Multi-Agent DRL for V2X Resource Allocation: Disentangling Challenges and Benchmarking Solutions
A new study systematically breaks down why multi-agent AI struggles with real-world vehicle communication.
A team of researchers, including Siyuan Wang, Lei Lei, and Dusit Niyato, has published a significant paper titled "Multi-Agent DRL for V2X Resource Allocation: Disentangling Challenges and Benchmarking Solutions." The work tackles a core problem in applying AI to next-gen vehicle networks: the intertwined challenges of Multi-Agent Reinforcement Learning (MARL) have made it impossible to pinpoint why algorithms fail in complex, real-world C-V2X environments for radio resource allocation. To solve this, the team formulated a series of "multi-agent interference games" with progressively increasing complexity, each designed to isolate a specific MARL challenge like non-stationarity or partial observability.
They constructed a comprehensive benchmark suite using large-scale, diverse traffic scenarios generated by the SUMO simulator, capturing a wide range of vehicle topologies and interference patterns. Through extensive testing of representative MARL algorithms, the research identified that policy robustness and generalization—the ability of an AI policy to perform well on both seen and unseen traffic scenarios—is the dominant challenge, more so than coordination or large action spaces. A key finding was that on the most difficult task, the best actor-critic method outperformed a leading value-based approach by 42%. By open-sourcing their code, datasets, and benchmark suite, the team provides a reproducible foundation for the community to evaluate and advance MARL solutions, emphasizing the critical need for zero-shot policy transfer in dynamic vehicular networks.
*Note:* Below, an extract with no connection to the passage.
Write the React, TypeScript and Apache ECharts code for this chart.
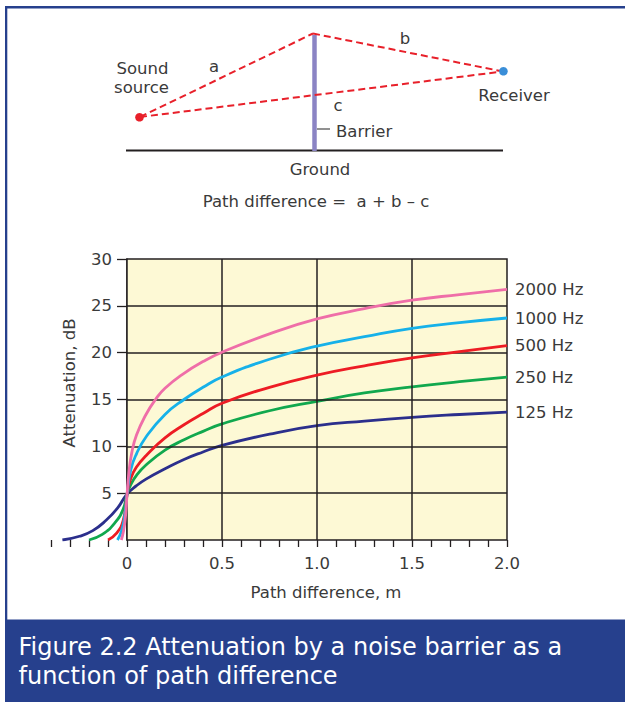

- The research isolates five intertwined MARL challenges (non-stationarity, coordination, etc.) in C-V2X networks using a novel sequence of "interference games."
- Benchmarking on large-scale SUMO-generated datasets revealed policy generalization across diverse traffic topologies as the primary performance bottleneck.
- Actor-critic methods outperformed value-based approaches by 42% on the most complex task, and the full code/data suite is open-sourced for community use.
Why It Matters
This provides a standardized testbed to develop robust AI for real-world autonomous vehicle communication, accelerating safer and more efficient transportation systems.